## START COLLECTED DATA

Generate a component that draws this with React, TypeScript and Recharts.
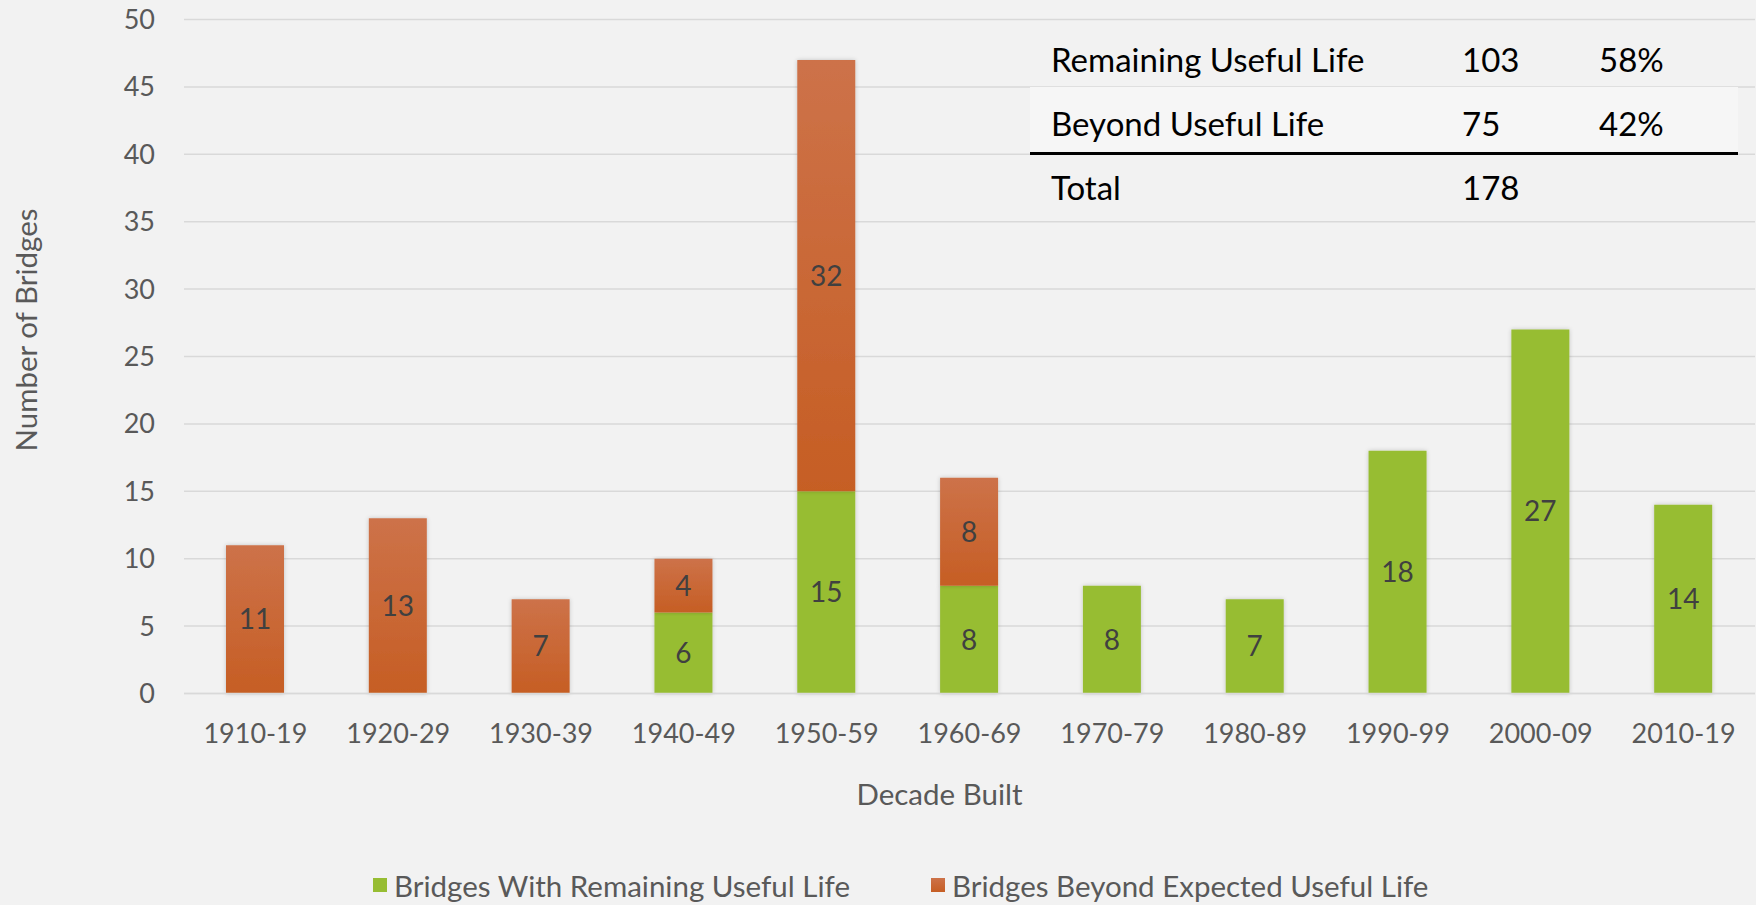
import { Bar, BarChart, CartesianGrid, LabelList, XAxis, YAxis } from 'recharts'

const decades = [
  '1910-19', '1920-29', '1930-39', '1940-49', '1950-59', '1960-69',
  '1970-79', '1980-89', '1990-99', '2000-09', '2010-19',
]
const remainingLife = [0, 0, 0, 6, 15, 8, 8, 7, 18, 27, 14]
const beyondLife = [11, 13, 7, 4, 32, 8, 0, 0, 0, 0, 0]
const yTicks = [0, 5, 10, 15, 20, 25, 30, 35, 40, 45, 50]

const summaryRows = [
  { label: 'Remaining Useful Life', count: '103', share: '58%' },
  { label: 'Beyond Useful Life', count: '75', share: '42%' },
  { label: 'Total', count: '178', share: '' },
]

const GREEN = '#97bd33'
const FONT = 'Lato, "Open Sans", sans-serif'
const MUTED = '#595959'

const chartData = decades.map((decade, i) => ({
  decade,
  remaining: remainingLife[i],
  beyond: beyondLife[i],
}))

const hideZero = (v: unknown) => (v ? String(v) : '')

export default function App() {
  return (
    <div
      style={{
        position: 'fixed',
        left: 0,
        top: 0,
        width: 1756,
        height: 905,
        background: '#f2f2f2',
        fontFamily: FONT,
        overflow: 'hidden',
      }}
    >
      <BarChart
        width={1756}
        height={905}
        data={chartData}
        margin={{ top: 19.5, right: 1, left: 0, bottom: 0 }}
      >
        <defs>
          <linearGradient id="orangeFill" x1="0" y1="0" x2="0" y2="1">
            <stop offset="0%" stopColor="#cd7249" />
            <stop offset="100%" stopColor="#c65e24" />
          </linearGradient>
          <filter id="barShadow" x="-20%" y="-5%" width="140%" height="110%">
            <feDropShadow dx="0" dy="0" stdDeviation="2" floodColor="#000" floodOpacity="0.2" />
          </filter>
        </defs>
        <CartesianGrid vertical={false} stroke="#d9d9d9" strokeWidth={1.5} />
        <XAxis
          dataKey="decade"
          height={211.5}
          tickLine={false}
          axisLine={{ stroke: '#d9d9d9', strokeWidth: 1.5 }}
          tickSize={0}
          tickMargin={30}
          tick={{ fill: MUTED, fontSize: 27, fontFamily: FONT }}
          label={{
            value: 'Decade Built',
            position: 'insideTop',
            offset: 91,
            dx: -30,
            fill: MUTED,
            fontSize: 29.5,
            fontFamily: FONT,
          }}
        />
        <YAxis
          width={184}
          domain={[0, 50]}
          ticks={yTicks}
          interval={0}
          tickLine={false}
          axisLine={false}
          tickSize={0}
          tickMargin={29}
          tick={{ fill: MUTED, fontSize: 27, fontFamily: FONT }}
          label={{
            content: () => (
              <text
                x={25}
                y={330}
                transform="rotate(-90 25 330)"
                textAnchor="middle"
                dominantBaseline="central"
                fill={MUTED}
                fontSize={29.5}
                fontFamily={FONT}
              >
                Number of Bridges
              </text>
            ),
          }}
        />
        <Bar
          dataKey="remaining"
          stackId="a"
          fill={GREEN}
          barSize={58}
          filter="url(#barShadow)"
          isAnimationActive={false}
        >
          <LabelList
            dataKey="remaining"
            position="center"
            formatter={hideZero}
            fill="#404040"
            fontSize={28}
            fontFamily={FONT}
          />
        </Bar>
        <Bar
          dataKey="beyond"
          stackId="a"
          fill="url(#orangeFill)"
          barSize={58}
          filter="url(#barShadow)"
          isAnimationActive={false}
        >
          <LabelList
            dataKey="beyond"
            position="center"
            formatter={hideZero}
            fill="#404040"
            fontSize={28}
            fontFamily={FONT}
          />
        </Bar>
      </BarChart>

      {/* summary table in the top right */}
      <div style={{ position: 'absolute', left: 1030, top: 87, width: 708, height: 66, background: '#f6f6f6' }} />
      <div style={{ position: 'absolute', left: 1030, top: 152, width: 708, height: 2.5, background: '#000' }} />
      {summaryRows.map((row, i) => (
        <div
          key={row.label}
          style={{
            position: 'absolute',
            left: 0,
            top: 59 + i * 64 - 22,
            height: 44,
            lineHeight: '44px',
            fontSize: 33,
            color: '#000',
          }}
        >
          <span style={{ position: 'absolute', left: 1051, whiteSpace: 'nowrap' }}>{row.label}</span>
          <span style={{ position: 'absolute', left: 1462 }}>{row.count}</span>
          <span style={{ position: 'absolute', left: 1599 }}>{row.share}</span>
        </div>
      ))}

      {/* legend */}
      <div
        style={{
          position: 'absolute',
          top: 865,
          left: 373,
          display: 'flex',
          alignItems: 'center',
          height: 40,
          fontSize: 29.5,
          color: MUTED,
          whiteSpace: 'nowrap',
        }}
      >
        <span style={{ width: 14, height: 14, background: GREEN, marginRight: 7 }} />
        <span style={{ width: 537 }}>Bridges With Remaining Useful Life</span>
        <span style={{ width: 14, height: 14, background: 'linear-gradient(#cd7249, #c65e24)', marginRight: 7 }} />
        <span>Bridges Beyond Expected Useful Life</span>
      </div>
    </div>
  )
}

## END COLLECTED DATA

Make an exact reproduction of the listing above, without any pictures.

Generate a component that draws this with React, TypeScript and Recharts.
import { Bar, BarChart, CartesianGrid, LabelList, XAxis, YAxis } from 'recharts'

const decades = [
  '1910-19', '1920-29', '1930-39', '1940-49', '1950-59', '1960-69',
  '1970-79', '1980-89', '1990-99', '2000-09', '2010-19',
]
const remainingLife = [0, 0, 0, 6, 15, 8, 8, 7, 18, 27, 14]
const beyondLife = [11, 13, 7, 4, 32, 8, 0, 0, 0, 0, 0]
const yTicks = [0, 5, 10, 15, 20, 25, 30, 35, 40, 45, 50]

const summaryRows = [
  { label: 'Remaining Useful Life', count: '103', share: '58%' },
  { label: 'Beyond Useful Life', count: '75', share: '42%' },
  { label: 'Total', count: '178', share: '' },
]

const GREEN = '#97bd33'
const FONT = 'Lato, "Open Sans", sans-serif'
const MUTED = '#595959'

const chartData = decades.map((decade, i) => ({
  decade,
  remaining: remainingLife[i],
  beyond: beyondLife[i],
}))

const hideZero = (v: unknown) => (v ? String(v) : '')

export default function App() {
  return (
    <div
      style={{
        position: 'fixed',
        left: 0,
        top: 0,
        width: 1756,
        height: 905,
        background: '#f2f2f2',
        fontFamily: FONT,
        overflow: 'hidden',
      }}
    >
      <BarChart
        width={1756}
        height={905}
        data={chartData}
        margin={{ top: 19.5, right: 1, left: 0, bottom: 0 }}
      >
        <defs>
          <linearGradient id="orangeFill" x1="0" y1="0" x2="0" y2="1">
            <stop offset="0%" stopColor="#cd7249" />
            <stop offset="100%" stopColor="#c65e24" />
          </linearGradient>
          <filter id="barShadow" x="-20%" y="-5%" width="140%" height="110%">
            <feDropShadow dx="0" dy="0" stdDeviation="2" floodColor="#000" floodOpacity="0.2" />
          </filter>
        </defs>
        <CartesianGrid vertical={false} stroke="#d9d9d9" strokeWidth={1.5} />
        <XAxis
          dataKey="decade"
          height={211.5}
          tickLine={false}
          axisLine={{ stroke: '#d9d9d9', strokeWidth: 1.5 }}
          tickSize={0}
          tickMargin={30}
          tick={{ fill: MUTED, fontSize: 27, fontFamily: FONT }}
          label={{
            value: 'Decade Built',
            position: 'insideTop',
            offset: 91,
            dx: -30,
            fill: MUTED,
            fontSize: 29.5,
            fontFamily: FONT,
          }}
        />
        <YAxis
          width={184}
          domain={[0, 50]}
          ticks={yTicks}
          interval={0}
          tickLine={false}
          axisLine={false}
          tickSize={0}
          tickMargin={29}
          tick={{ fill: MUTED, fontSize: 27, fontFamily: FONT }}
          label={{
            content: () => (
              <text
                x={25}
                y={330}
                transform="rotate(-90 25 330)"
                textAnchor="middle"
                dominantBaseline="central"
                fill={MUTED}
                fontSize={29.5}
                fontFamily={FONT}
              >
                Number of Bridges
              </text>
            ),
          }}
        />
        <Bar
          dataKey="remaining"
          stackId="a"
          fill={GREEN}
          barSize={58}
          filter="url(#barShadow)"
          isAnimationActive={false}
        >
          <LabelList
            dataKey="remaining"
            position="center"
            formatter={hideZero}
            fill="#404040"
            fontSize={28}
            fontFamily={FONT}
          />
        </Bar>
        <Bar
          dataKey="beyond"
          stackId="a"
          fill="url(#orangeFill)"
          barSize={58}
          filter="url(#barShadow)"
          isAnimationActive={false}
        >
          <LabelList
            dataKey="beyond"
            position="center"
            formatter={hideZero}
            fill="#404040"
            fontSize={28}
            fontFamily={FONT}
          />
        </Bar>
      </BarChart>

      {/* summary table in the top right */}
      <div style={{ position: 'absolute', left: 1030, top: 87, width: 708, height: 66, background: '#f6f6f6' }} />
      <div style={{ position: 'absolute', left: 1030, top: 152, width: 708, height: 2.5, background: '#000' }} />
      {summaryRows.map((row, i) => (
        <div
          key={row.label}
          style={{
            position: 'absolute',
            left: 0,
            top: 59 + i * 64 - 22,
            height: 44,
            lineHeight: '44px',
            fontSize: 33,
            color: '#000',
          }}
        >
          <span style={{ position: 'absolute', left: 1051, whiteSpace: 'nowrap' }}>{row.label}</span>
          <span style={{ position: 'absolute', left: 1462 }}>{row.count}</span>
          <span style={{ position: 'absolute', left: 1599 }}>{row.share}</span>
        </div>
      ))}

      {/* legend */}
      <div
        style={{
          position: 'absolute',
          top: 865,
          left: 373,
          display: 'flex',
          alignItems: 'center',
          height: 40,
          fontSize: 29.5,
          color: MUTED,
          whiteSpace: 'nowrap',
        }}
      >
        <span style={{ width: 14, height: 14, background: GREEN, marginRight: 7 }} />
        <span style={{ width: 537 }}>Bridges With Remaining Useful Life</span>
        <span style={{ width: 14, height: 14, background: 'linear-gradient(#cd7249, #c65e24)', marginRight: 7 }} />
        <span>Bridges Beyond Expected Useful Life</span>
      </div>
    </div>
  )
}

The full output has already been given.